Досада на жену снова поднялась. Если бы не Елизавета Алексеевна, которая наложила тяжелую руку на воспитание дочери, отец мог бы найти в Марьюшке искреннего друга. Брал бы ее на охоту, научил бы высвистывать птиц. Был бы у него близкий человек в семье. Но — нельзя. Больше всего боялась Елизавета Алексеевна, что легкомысленный ее супруг сведет вместе Машеньку с этой женщиной, с Мансыревой.

А что влюбиться в лихую татарку можно — в том сомнений нет. Вдруг и Машенька полюбит Мансыреву более родной матери? Нет уж. Ни на миг не отпускала мать от себя Машу, следила за ней ревнивыми глазами. И все недозволенное, что только могло быть для пятнадцатилетней девочки, происходило у Маши в мечтах и фантазиях, единственном месте, куда властной матери не было доступа.

Вбежала суматошная Анютка, помогавшая актерам, разом выхватила Михайлу Васильевича из философических размышлений и, так сказать, вселила «душу» обратно в «тело»:

— Барин! Пора — Могильщику черед говорить!

Михайла Васильевич взял заступ и, подражая походке старого кучера Ильи, медленно вышел на сцену. Его встретили смехом и аплодисментами, он стукнул в пол заступом и начал говорить. Елизавета Алексеевна сверлила его глазами из зала, но Могильщик этого не замечал. Роль задумывалась как комическая, но Арсеньев играл ее так яростно, с такой желчью, что в зале поневоле затихли. Никто не смеялся: жизнь в изображении Могильщика представала пустой, ненужной, бренной. Телесность, столь любимая Арсеньевым, сделалась обузой, отвратительной ношей. Но хуже всего казалось отсутствие цели: кусок мяса исходит из материнского лона, страдает и корчится, а после становится гниющей пищей для червей…

Анютка, понимавшая не столько красивые поэтические слова шекспировой драмы, сколько внутренний смысл изображаемого Арсеньевым, вдруг разрыдалась, тонко и громко, заткнула себе рот подолом юбки и выбежала прочь. Сосед Степан Степаныч рассудил, проводив ее глазами:

— Чувствительная…

И первым начал оглушительно хлопать, выкрикивая:

— Молодец, Михайла Василич! Ай, молодец!

Арсеньев солидно поклонился и нырнул за кулисы. Там его, чуть смущенный, встретил Тришка.

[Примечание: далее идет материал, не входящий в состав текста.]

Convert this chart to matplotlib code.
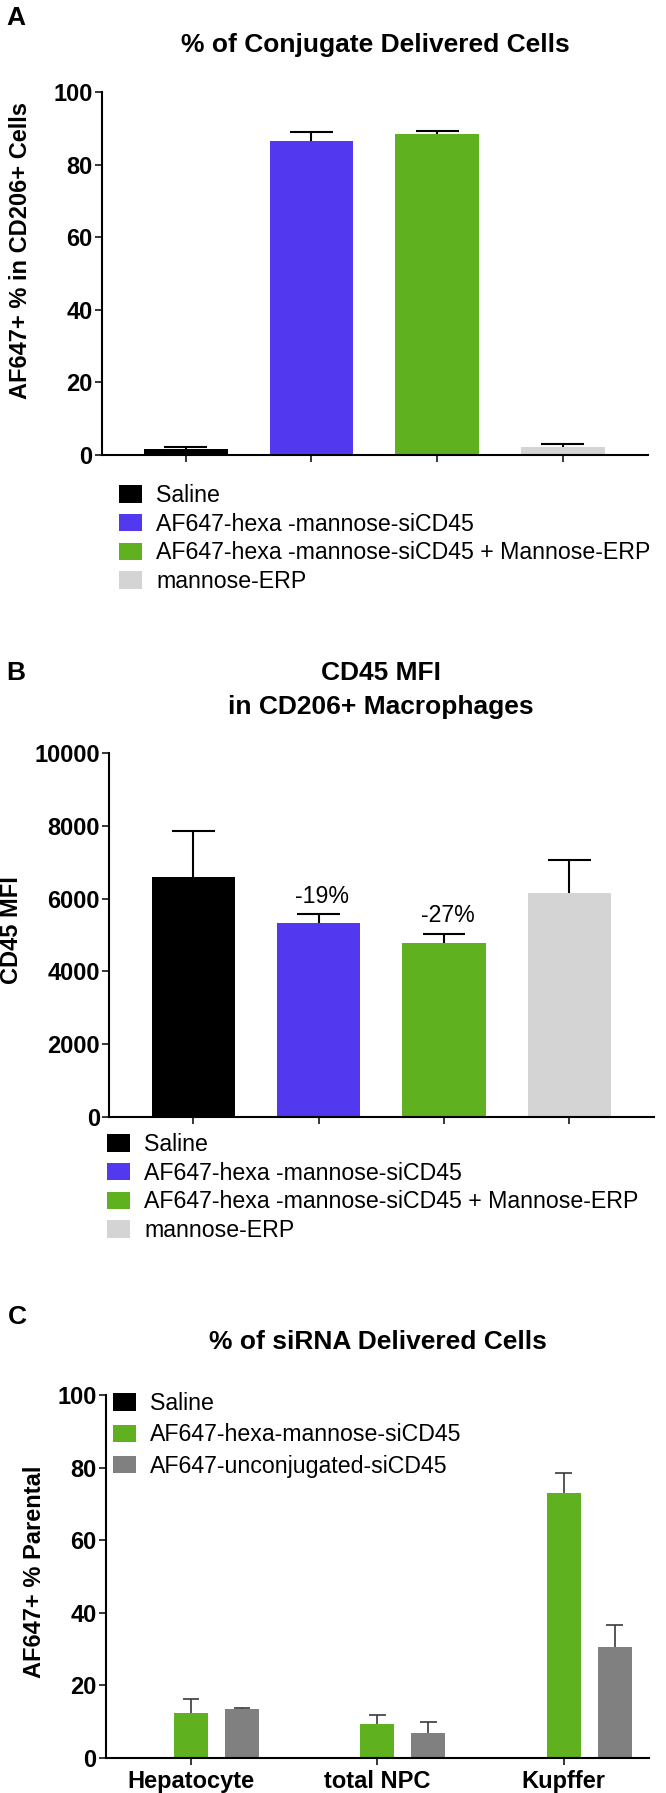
import matplotlib
matplotlib.use('Agg')
import matplotlib.pyplot as plt
from matplotlib.patches import Patch
import numpy as np

plt.rcParams['font.family'] = ['Liberation Sans', 'DejaVu Sans']

# Panel A - % of conjugate delivered cells
groups_ab = ['Saline', 'AF647-hexa -mannose-siCD45',
             'AF647-hexa -mannose-siCD45 + Mannose-ERP', 'mannose-ERP']
colors_ab = ['#000000', '#5238EE', '#5FB11F', '#D4D4D4']
a_values = [1.6, 86.7, 88.5, 2.3]
a_err = [0.5, 2.3, 0.8, 0.6]

# Panel B - CD45 MFI in CD206+ macrophages
b_values = [6590, 5320, 4770, 6150]
b_err = [1280, 250, 255, 920]
b_notes = ['', '-19%', '-27%', '']

# Panel C - % of siRNA delivered cells
c_cells = ['Hepatocyte', 'total NPC', 'Kupffer']
c_series = ['Saline', 'AF647-hexa-mannose-siCD45', 'AF647-unconjugated-siCD45']
c_colors = ['#000000', '#5FB11F', '#808080']
c_values = [[0.3, 0.3, 0.3],
            [12.2, 9.2, 73.1],
            [13.4, 6.8, 30.5]]
c_err = [[0.0, 0.0, 0.0],
         [3.9, 2.5, 5.3],
         [0.4, 3.0, 6.1]]

W, H = 666, 1793
fig = plt.figure(figsize=(W / 100, H / 100), dpi=100)


def box(left, top, right, bottom):
    return [left / W, 1 - bottom / H, (right - left) / W, (bottom - top) / H]


def style(ax):
    ax.spines['top'].set_visible(False)
    ax.spines['right'].set_visible(False)
    ax.spines['left'].set_linewidth(1.5)
    ax.spines['bottom'].set_linewidth(1.5)
    ax.tick_params(direction='out', length=5, width=1.1, labelsize=17, pad=1.7)


def upper_err(ax, x, vals, errs, half, color, lw):
    # one-sided SEM bars: stem from bar top plus a cap
    x = np.asarray(x, dtype=float)
    top = np.asarray(vals) + np.asarray(errs)
    ax.vlines(x, vals, top, color=color, lw=lw, zorder=1)
    ax.hlines(top, x - half, x + half, color=color, lw=lw, zorder=1)


def legend(handles_labels, x, y, spacing):
    handles = [Patch(facecolor=c, edgecolor='none') for c, _ in handles_labels]
    labels = [l for _, l in handles_labels]
    fig.legend(handles, labels, loc='upper left', bbox_to_anchor=(x / W, 1 - y / H),
               frameon=False, fontsize=16.7, handlelength=1.0, handleheight=0.78,
               handletextpad=0.6, labelspacing=spacing, borderpad=0, borderaxespad=0)


x4 = np.arange(4)

# ---- A ----
axA = fig.add_axes(box(101.7, 92.3, 648, 455))
axA.bar(x4, a_values, width=0.665, color=colors_ab, zorder=2)
upper_err(axA, x4, a_values, a_err, 0.171, 'black', 1.5)
axA.set_xlim(-0.669, 3.678)
axA.set_ylim(0, 100)
axA.set_xticks(x4, [''] * 4)
axA.set_yticks(np.arange(0, 101, 20), [str(v) for v in range(0, 101, 20)], fontweight='bold')
style(axA)
axA.set_ylabel('AF647+ % in CD206+ Cells', fontsize=17, fontweight='bold', va='center')
axA.yaxis.set_label_coords(-0.148, 0.565)
fig.text(16 / W, 1 - 18 / H, 'A', fontsize=19, fontweight='bold', ha='center', va='center')
fig.text(375 / W, 1 - 45 / H, '% of Conjugate Delivered Cells', fontsize=19,
         fontweight='bold', ha='center', va='center')
legend(list(zip(colors_ab, groups_ab)), 119, 484, 0.245)

# ---- B ----
axB = fig.add_axes(box(109.3, 753.3, 654, 1116.7))
axB.bar(x4, b_values, width=0.665, color=colors_ab, zorder=2)
upper_err(axB, x4, b_values, b_err, 0.171, 'black', 1.5)
for i, note in enumerate(b_notes):
    if note:
        axB.text(i + 0.03, b_values[i] + b_err[i] + 500, note, fontsize=16.7,
                 ha='center', va='center')
axB.set_xlim(-0.67, 3.675)
axB.set_ylim(0, 10000)
axB.set_xticks(x4, [''] * 4)
axB.set_yticks(np.arange(0, 10001, 2000), [str(v) for v in range(0, 10001, 2000)],
               fontweight='bold')
style(axB)
axB.set_ylabel('CD45 MFI', fontsize=17, fontweight='bold', va='center')
axB.yaxis.set_label_coords(-0.18, 0.514)
fig.text(16 / W, 1 - 673 / H, 'B', fontsize=19, fontweight='bold', ha='center', va='center')
fig.text(381 / W, 1 - 673 / H, 'CD45 MFI', fontsize=19, fontweight='bold',
         ha='center', va='center')
fig.text(381 / W, 1 - 707 / H, 'in CD206+ Macrophages', fontsize=19, fontweight='bold',
         ha='center', va='center')
legend(list(zip(colors_ab, groups_ab)), 107, 1133, 0.245)

# ---- C ----
axC = fig.add_axes(box(106, 1395, 649.3, 1757.7))
x3 = np.arange(3)
bw = 0.1825
offs = [-0.274, 0.0, 0.274]
for k in range(3):
    axC.bar(x3 + offs[k], c_values[k], width=bw, color=c_colors[k], zorder=2)
    if k > 0:
        upper_err(axC, x3 + offs[k], c_values[k], c_err[k], 0.045, '#3a3a3a', 1.2)
axC.set_xlim(-0.456, 2.46)
axC.set_ylim(0, 100)
axC.set_xticks(x3, c_cells, fontweight='bold')
axC.set_yticks(np.arange(0, 101, 20), [str(v) for v in range(0, 101, 20)], fontweight='bold')
style(axC)
axC.tick_params(axis='x', pad=4)
axC.set_ylabel('AF647+ % Parental', fontsize=17, fontweight='bold', va='center')
axC.yaxis.set_label_coords(-0.1307, 0.513)
fig.text(17 / W, 1 - 1317 / H, 'C', fontsize=19, fontweight='bold', ha='center', va='center')
fig.text(378 / W, 1 - 1342 / H, '% of siRNA Delivered Cells', fontsize=19,
         fontweight='bold', ha='center', va='center')
legend(list(zip(c_colors, c_series)), 112.7, 1392, 0.36)

fig.savefig('out.png', dpi=100)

— Письмо, барин… Прежде отдать недосуг было — чтоб из роли не выбивать.

Такое объяснение Арсеньев нашел удовлетворительным и потому лишь взял из Тришкиных рук записку, мятую, истисканную, как будто покореженную страданиями. Ушел с нею подальше от глаз, в буфетную. Тришка сострадательно проводил его глазами; да тут уж ничего не поделаешь: попал барин между двух барынь, они его, как жернова, в муку перетрут — а помочь нельзя.